In the late '90s, she approached the Georgetown Times with some humorous essays. The editor immediately said, "Yes, write one every week."
She self-published her first book, "What Was It I Was Saying?" in 1998, a year's worth of of her columns.
"Oh, what a story!" she says. "I had to help (the publisher) put the book together," physically. But she sold more than 2,000 books from her car to tourists, book stores and gift shops and gave talks to libraries and clubs.
"I like to do a lot of things. I like to stay active in the community," she says, adding she has a passionate curiosity, and gets bored easily. She says she's enthusiastic, but that's obvious from the moment she opens her mouth.
"I love it, I absolutely love writing." She's even written a three-act, one-woman play based on her writings.
"I would have studied drama if I had it to do all over. I do community theater a lot."
People have been very positive with her. The running joke, as it is with most columnists, is, "Watch out, your name might be in the newspaper."
Once people saw her in print, she started getting requests for speeches.
She loves libraries. "I love the people who work in them," she says, and she always loves coming to speak to groups at libraries.
She describes her other speaking engagements as humorous, entertaining, inspirational. "My big thing is never give up. Don't be afraid to laugh at yourself."
There's so much sadness and hardship in life, she says. "A hard belly laugh is so healing.
"I've always loved mingling with people. ... I love to see how people turn negatives into positives."
Her latest book
She's written two complete novels, which have not been published. She talked to a Hollywood producer about a screenplay of one, but it never materialized.
She also does restaurant reviews and writes for Pee Dee magazine, Strand magazine and Sasee, a women's magazine for the Grand Strand. She's written a history of the Intercoastal Waterway.

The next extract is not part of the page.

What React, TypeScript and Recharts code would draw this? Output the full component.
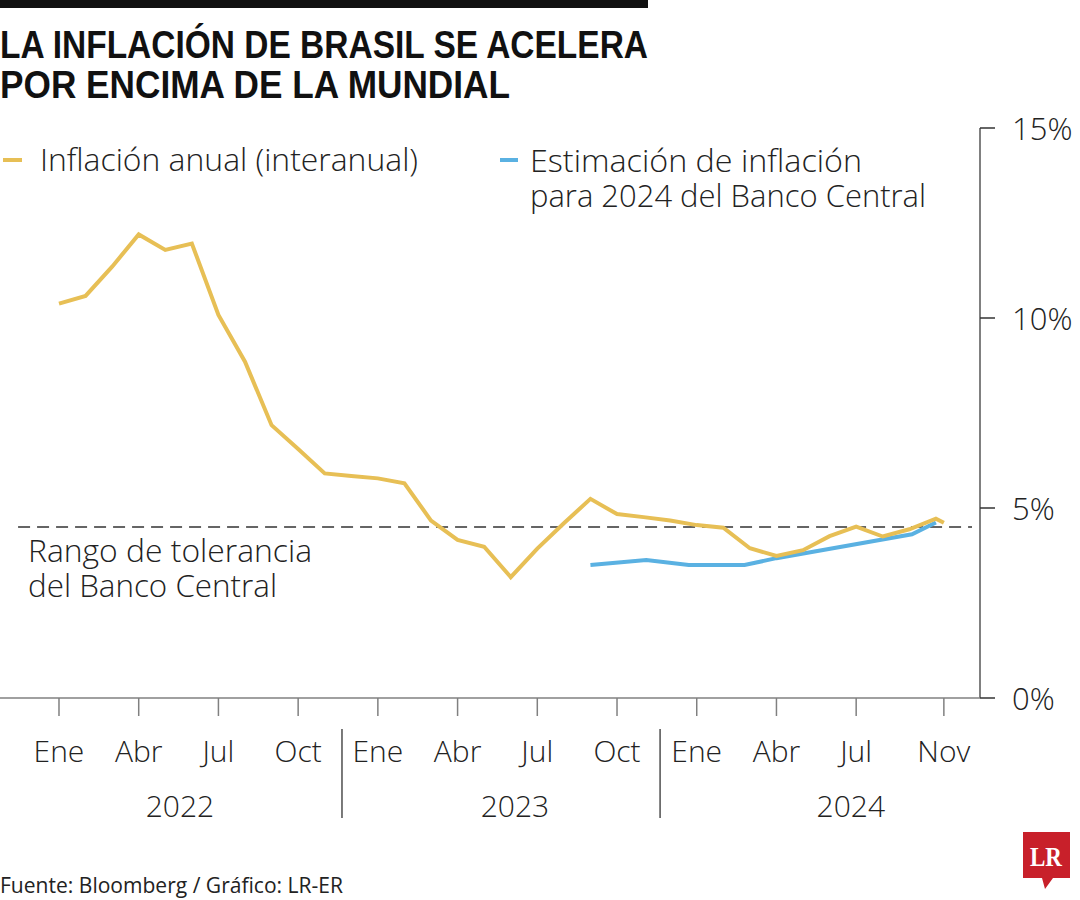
import React from 'react';
import { LineChart, Line, XAxis, YAxis, ReferenceLine } from 'recharts';

// ---- data ----
// month index: 0 = Ene 2022
const inflationMonths = [0,1,2,3,4,5,6,7,8,9,10,11,12,13,14,15,16,17,18,19,20,21,22,23,24,25,26,27,28,29,30,31,32,33,33.3];
const inflationValues = [10.38,10.58,11.35,12.2,11.79,11.96,10.08,8.85,7.18,6.55,5.91,5.84,5.78,5.65,4.67,4.16,3.98,3.18,3.93,4.6,5.24,4.84,4.76,4.67,4.55,4.48,3.94,3.74,3.89,4.26,4.51,4.25,4.44,4.72,4.61];

const estimateMonths = [20, 22.1, 23.7, 25.8, 27, 32.1, 33];
const estimateValues = [3.5, 3.63, 3.5, 3.5, 3.68, 4.31, 4.62];

const toleranceValue = 4.5;

const monthTicks = [0,3,6,9,12,15,18,21,24,27,30,33.3];
const monthTickLabels = ['Ene','Abr','Jul','Oct','Ene','Abr','Jul','Oct','Ene','Abr','Jul','Nov'];

const yearCenters = [4.55, 17.16, 29.8];
const yearLabels = ['2022','2023','2024'];
const yearSeparators = [10.65, 22.62];

const yTicks = [0,5,10,15];

const inflationData = inflationMonths.map((t, i) => ({ t, v: inflationValues[i] }));
const estimateData = estimateMonths.map((t, i) => ({ t, v: estimateValues[i] }));

const X_DOMAIN: [number, number] = [-2.22, 34.66];
const FONT = "'Open Sans', 'Noto Sans', sans-serif";
const TEXT = '#222';
const AXIS = '#808080';
const YELLOW = '#E7BF55';
const BLUE = '#5AB1E2';

const MonthTick = (props: any) => {
  const { x, y, payload } = props;
  const idx = monthTicks.indexOf(payload.value);
  return (
    <text x={x} y={y + 44} textAnchor="middle" fontFamily={FONT} fontWeight={300} fontSize={30} fill={TEXT}>
      {monthTickLabels[idx]}
    </text>
  );
};

const YearTick = (props: any) => {
  const { x, y, payload } = props;
  const yi = yearCenters.indexOf(payload.value);
  if (yi >= 0) {
    return (
      <text x={x} y={y + 37} textAnchor="middle" fontFamily={FONT} fontWeight={300} fontSize={30} fill={TEXT}>
        {yearLabels[yi]}
      </text>
    );
  }
  return <line x1={x} x2={x} y1={y - 51} y2={y + 38} stroke="#222" strokeWidth={1.2} />;
};

const PctTick = (props: any) => {
  const { x, y, payload } = props;
  return (
    <text x={x + 15} y={y + 12} textAnchor="start" fontFamily={FONT} fontWeight={300} fontSize={31} fill={TEXT}>
      {`${payload.value}%`}
    </text>
  );
};

export default function App() {
  return (
    <div style={{ position: 'absolute', left: 0, top: 0, width: 1080, height: 900, background: '#fff', overflow: 'hidden' }}>
      <LineChart width={1080} height={900} margin={{ top: 128, right: 0, left: 0, bottom: 22 }}>
        <XAxis
          dataKey="t"
          type="number"
          domain={X_DOMAIN}
          allowDataOverflow
          ticks={monthTicks}
          interval={0}
          height={80}
          tickSize={18}
          axisLine={{ stroke: AXIS, strokeWidth: 1.5 }}
          tickLine={{ stroke: AXIS, strokeWidth: 1.5 }}
          tick={<MonthTick />}
        />
        <XAxis
          xAxisId="yr"
          dataKey="t"
          type="number"
          domain={X_DOMAIN}
          allowDataOverflow
          ticks={[...yearCenters, ...yearSeparators]}
          interval={0}
          height={100}
          tickSize={0}
          axisLine={false}
          tickLine={false}
          tick={<YearTick />}
        />
        <YAxis
          orientation="right"
          width={100}
          domain={[0, 15]}
          ticks={yTicks}
          interval={0}
          tickSize={15}
          axisLine={{ stroke: AXIS, strokeWidth: 2 }}
          tickLine={{ stroke: '#333', strokeWidth: 1.5 }}
          tick={<PctTick />}
        />
        <ReferenceLine
          segment={[{ x: -1.54, y: toleranceValue }, { x: 34.36, y: toleranceValue }]}
          stroke="#333"
          strokeWidth={1.5}
          strokeDasharray="12 7"
          ifOverflow="visible"
        />
        <Line data={estimateData} dataKey="v" type="linear" stroke={BLUE} strokeWidth={4} dot={false} activeDot={false} isAnimationActive={false} />
        <Line data={inflationData} dataKey="v" type="linear" stroke={YELLOW} strokeWidth={4} dot={false} activeDot={false} isAnimationActive={false} />
      </LineChart>

      <svg width={1080} height={900} style={{ position: 'absolute', left: 0, top: 0, pointerEvents: 'none' }}>
        <rect x={0} y={0} width={648} height={8} fill="#111" />
        <text x={0} y={58} fontFamily="'Liberation Sans Narrow', 'Liberation Sans', sans-serif" fontWeight={700} fontSize={38} fill="#111" textLength={648} lengthAdjust="spacingAndGlyphs">
          LA INFLACIÓN DE BRASIL SE ACELERA
        </text>
        <text x={0} y={98} fontFamily="'Liberation Sans Narrow', 'Liberation Sans', sans-serif" fontWeight={700} fontSize={38} fill="#111" textLength={510} lengthAdjust="spacingAndGlyphs">
          POR ENCIMA DE LA MUNDIAL
        </text>

        <line x1={3} x2={22} y1={160} y2={160} stroke={YELLOW} strokeWidth={4} />
        <text x={40} y={171} fontFamily={FONT} fontWeight={300} fontSize={32} fill={TEXT} textLength={378} lengthAdjust="spacingAndGlyphs">
          Inflación anual (interanual)
        </text>
        <line x1={500} x2={518} y1={160} y2={160} stroke={BLUE} strokeWidth={4} />
        <text x={530} y={172} fontFamily={FONT} fontWeight={300} fontSize={32} fill={TEXT} textLength={332} lengthAdjust="spacingAndGlyphs">
          Estimación de inflación
        </text>
        <text x={530} y={207} fontFamily={FONT} fontWeight={300} fontSize={32} fill={TEXT} textLength={396} lengthAdjust="spacingAndGlyphs">
          para 2024 del Banco Central
        </text>

        <text x={28} y={562} fontFamily={FONT} fontWeight={300} fontSize={32} fill={TEXT} textLength={284} lengthAdjust="spacingAndGlyphs">
          Rango de tolerancia
        </text>
        <text x={28} y={597} fontFamily={FONT} fontWeight={300} fontSize={32} fill={TEXT} textLength={249} lengthAdjust="spacingAndGlyphs">
          del Banco Central
        </text>

        <text x={0} y={893} fontFamily="'Liberation Sans Narrow', 'Open Sans', sans-serif" fontWeight={400} fontSize={21} fill={TEXT} textLength={343} lengthAdjust="spacingAndGlyphs">
          Fuente: Bloomberg / Gráfico: LR-ER
        </text>

        <path d="M1023,832 H1070 V878 H1053 L1045,889 L1042,878 H1023 Z" fill="#C8202A" />
        <text x={1046} y={866} textAnchor="middle" fontFamily="'Liberation Serif', serif" fontWeight={700} fontSize={27} fill="#fff" textLength={32} lengthAdjust="spacingAndGlyphs">
          LR
        </text>
      </svg>
    </div>
  );
}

Her second book of columns was published by Carolina Avenue Press. "They can get in big book stores. I market in small book stores and gift shops." She's got the third and fourth collections all ready to go, too.
"I'm querying people about a Southern primer for women, humor for Southern women. ... There's a real mystique about their charm and humor."
Her favorite writer is Clyde Edgerton, especially "Walking Across Egypt," which reminds her of her mother-in-law. Her favorite of all times is Anne Tyler. She likes Anne Lamott's "Bird by Bird."
"I Love Marian Keyes. She has the funniest book, "Under the Duvet — Shoes, Reviews, Having the Blues, Builders, Babies, Families and Other Calamities."
She reads Dorothea Benton Frank, a popular Low Country writer whom she calls a "dear, dear lady."
She realizes life is one third luck, one third who you know and one third talent, but she loves the flexibility of what she does. She wants to travel more, maybe write about that. Maybe write a humorous food column.
She and her husband have been on three cruises, and several people have suggested she might make a good cruise comedienne. She'd like to read her pieces on NPR.
Until all that happens, she has a pretty good gig doing something she's always wanted to — and getting the best pay: laughter and appreciation.